# DATA BLOCK
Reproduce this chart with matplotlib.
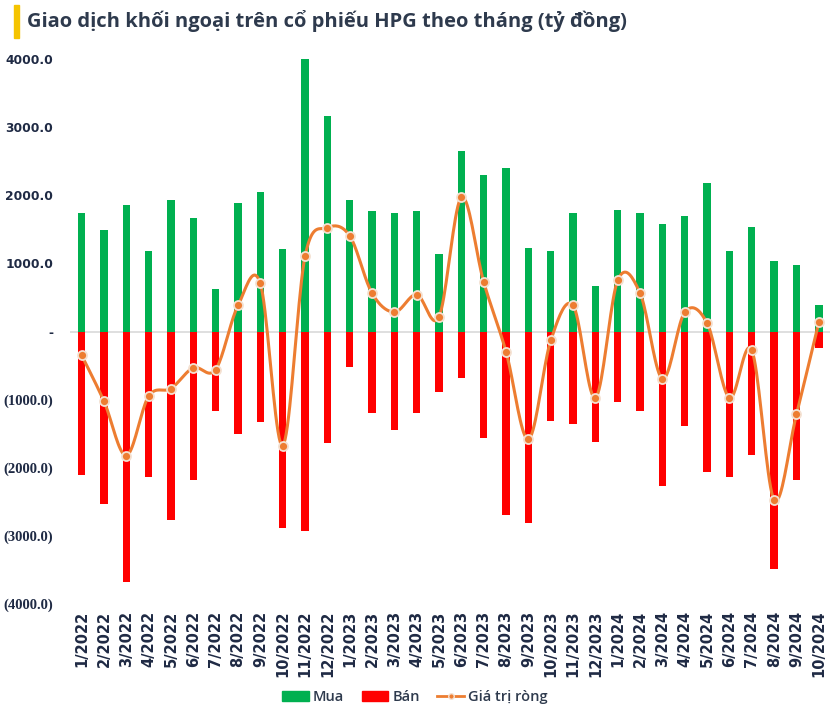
import numpy as np
import matplotlib.pyplot as plt
from matplotlib.patches import Patch, Rectangle
from matplotlib.lines import Line2D

# monthly foreign trading on HPG (ty dong)
months = ['1/2022', '2/2022', '3/2022', '4/2022', '5/2022', '6/2022', '7/2022', '8/2022',
          '9/2022', '10/2022', '11/2022', '12/2022', '1/2023', '2/2023', '3/2023', '4/2023',
          '5/2023', '6/2023', '7/2023', '8/2023', '9/2023', '10/2023', '11/2023', '12/2023',
          '1/2024', '2/2024', '3/2024', '4/2024', '5/2024', '6/2024', '7/2024', '8/2024',
          '9/2024', '10/2024']
buy = [1740, 1483, 1860, 1179, 1928, 1669, 621, 1884, 2046, 1204, 4010, 3167, 1928, 1762,
       1743, 1762, 1131, 2653, 2301, 2393, 1224, 1179, 1738, 666, 1787, 1738, 1576, 1693,
       2183, 1179, 1527, 1038, 969, 382]
sell = [-2110, -2526, -3676, -2129, -2761, -2178, -1170, -1498, -1332, -2878, -2922, -1640,
        -518, -1194, -1449, -1194, -891, -680, -1567, -2687, -2805, -1307, -1356, -1615,
        -1028, -1170, -2271, -1380, -2060, -2134, -1806, -3485, -2178, -235]
net = [-348, -1023, -1821, -950, -837, -533, -558, 382, 705, -1674, 1101, 1523, 1405, 562,
       284, 543, 216, 1968, 724, -299, -1581, -132, 382, -974, 754, 562, -695, 284, 122,
       -974, -275, -2472, -1214, 135]
yticks = [4000, 3000, 2000, 1000, 0, -1000, -2000, -3000, -4000]
ytick_labels = ['4000.0', '3000.0', '2000.0', '1000.0', '-', '(1000.0)', '(2000.0)',
                '(3000.0)', '(4000.0)']

GREEN = '#00B050'
RED = '#FF0000'
ORANGE = '#ED7D31'
NAVY = '#1F2A44'


def smooth(x, y, n=20):
  # excel-like smoothed line (catmull-rom bezier)
  x = np.asarray(x, float)
  y = np.asarray(y, float)
  px = np.concatenate([[x[0]], x, [x[-1]]])
  py = np.concatenate([[y[0]], y, [y[-1]]])
  xs, ys = [], []
  t = np.linspace(0, 1, n)
  for i in range(1, len(px) - 2):
    p0 = np.array([px[i], py[i]])
    p3 = np.array([px[i + 1], py[i + 1]])
    p1 = p0 + (np.array([px[i + 1], py[i + 1]]) - np.array([px[i - 1], py[i - 1]])) / 6
    p2 = p3 - (np.array([px[i + 2], py[i + 2]]) - np.array([px[i], py[i]])) / 6
    b = ((1 - t)[:, None] ** 3 * p0 + 3 * ((1 - t) ** 2 * t)[:, None] * p1
         + 3 * ((1 - t) * t ** 2)[:, None] * p2 + (t ** 3)[:, None] * p3)
    xs.extend(b[:, 0])
    ys.extend(b[:, 1])
  return xs, ys


fig = plt.figure(figsize=(8.32, 7.12), dpi=100)
ax = fig.add_axes([70 / 832, 108 / 712, 760 / 832, 545 / 712])

x = np.arange(len(months))
ax.bar(x, buy, width=0.33, color=GREEN, zorder=2)
ax.bar(x, sell, width=0.33, color=RED, zorder=2)
ax.axhline(0, color='#D9D9D9', lw=1.2, zorder=1)

sx, sy = smooth(x, net)
ax.plot(sx, sy, color=ORANGE, lw=2.2, zorder=3)
ax.plot(x, net, 'o', color=ORANGE, ms=6.5, mec='#F4E1D2', mew=1.3, zorder=4)

ax.set_xlim(-0.52, 33.5)
ax.set_ylim(-4000, 4000)
ax.set_yticks(yticks)
ax.set_yticklabels(ytick_labels)
for lab, v in zip(ax.get_yticklabels(), yticks):
  if v < 0:
    lab.set_fontfamily('Liberation Serif')
    lab.set_fontsize(10.5)
  else:
    lab.set_fontfamily('DejaVu Sans')
    lab.set_fontsize(8.8)
  lab.set_fontweight('bold')
  lab.set_color(NAVY)
ax.set_xticks(x)
ax.set_xticklabels(months, rotation=90, fontsize=10.5, fontweight='bold', color=NAVY,
                   fontfamily='DejaVu Sans')
ax.tick_params(length=0)
ax.tick_params(axis='x', pad=5)
ax.tick_params(axis='y', pad=12)
for s in ax.spines.values():
  s.set_visible(False)

# title with yellow marker
fig.patches.append(Rectangle((14 / 832, 1 - 38 / 712), 5 / 832, 33 / 712,
                             transform=fig.transFigure, color='#F5C400'))
fig.text(27 / 832, 1 - 21 / 712, 'Giao dịch khối ngoại trên cổ phiếu HPG theo tháng (tỷ đồng)',
         fontsize=14.5, color='#2E3A4D', fontfamily='Open Sans', fontweight='bold',
         va='center', ha='left')

handles = [Patch(color=GREEN, label='Mua'), Patch(color=RED, label='Bán'),
           Line2D([0], [0], color=ORANGE, lw=2, marker='o', ms=4, mec='#F4E1D2',
                  label='Giá trị ròng')]
fig.legend(handles=handles, loc='center', bbox_to_anchor=(415 / 832, 1 - 697 / 712),
           ncol=3, frameon=False, handlelength=1.8, handletextpad=0.3, columnspacing=1.2,
           prop={'family': 'Open Sans', 'weight': 'semibold', 'size': 10.5},
           labelcolor='#2E3A4D')

fig.savefig('out.png', dpi=100)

# THE REQUEST
Leave out the pictures and repeat exactly the lines from the start of the material through the line that contains "NAVY = '#1F2A44'", both included.

# THE RESULT
Reproduce this chart with matplotlib.
import numpy as np
import matplotlib.pyplot as plt
from matplotlib.patches import Patch, Rectangle
from matplotlib.lines import Line2D

# monthly foreign trading on HPG (ty dong)
months = ['1/2022', '2/2022', '3/2022', '4/2022', '5/2022', '6/2022', '7/2022', '8/2022',
          '9/2022', '10/2022', '11/2022', '12/2022', '1/2023', '2/2023', '3/2023', '4/2023',
          '5/2023', '6/2023', '7/2023', '8/2023', '9/2023', '10/2023', '11/2023', '12/2023',
          '1/2024', '2/2024', '3/2024', '4/2024', '5/2024', '6/2024', '7/2024', '8/2024',
          '9/2024', '10/2024']
buy = [1740, 1483, 1860, 1179, 1928, 1669, 621, 1884, 2046, 1204, 4010, 3167, 1928, 1762,
       1743, 1762, 1131, 2653, 2301, 2393, 1224, 1179, 1738, 666, 1787, 1738, 1576, 1693,
       2183, 1179, 1527, 1038, 969, 382]
sell = [-2110, -2526, -3676, -2129, -2761, -2178, -1170, -1498, -1332, -2878, -2922, -1640,
        -518, -1194, -1449, -1194, -891, -680, -1567, -2687, -2805, -1307, -1356, -1615,
        -1028, -1170, -2271, -1380, -2060, -2134, -1806, -3485, -2178, -235]
net = [-348, -1023, -1821, -950, -837, -533, -558, 382, 705, -1674, 1101, 1523, 1405, 562,
       284, 543, 216, 1968, 724, -299, -1581, -132, 382, -974, 754, 562, -695, 284, 122,
       -974, -275, -2472, -1214, 135]
yticks = [4000, 3000, 2000, 1000, 0, -1000, -2000, -3000, -4000]
ytick_labels = ['4000.0', '3000.0', '2000.0', '1000.0', '-', '(1000.0)', '(2000.0)',
                '(3000.0)', '(4000.0)']

GREEN = '#00B050'
RED = '#FF0000'
ORANGE = '#ED7D31'
NAVY = '#1F2A44'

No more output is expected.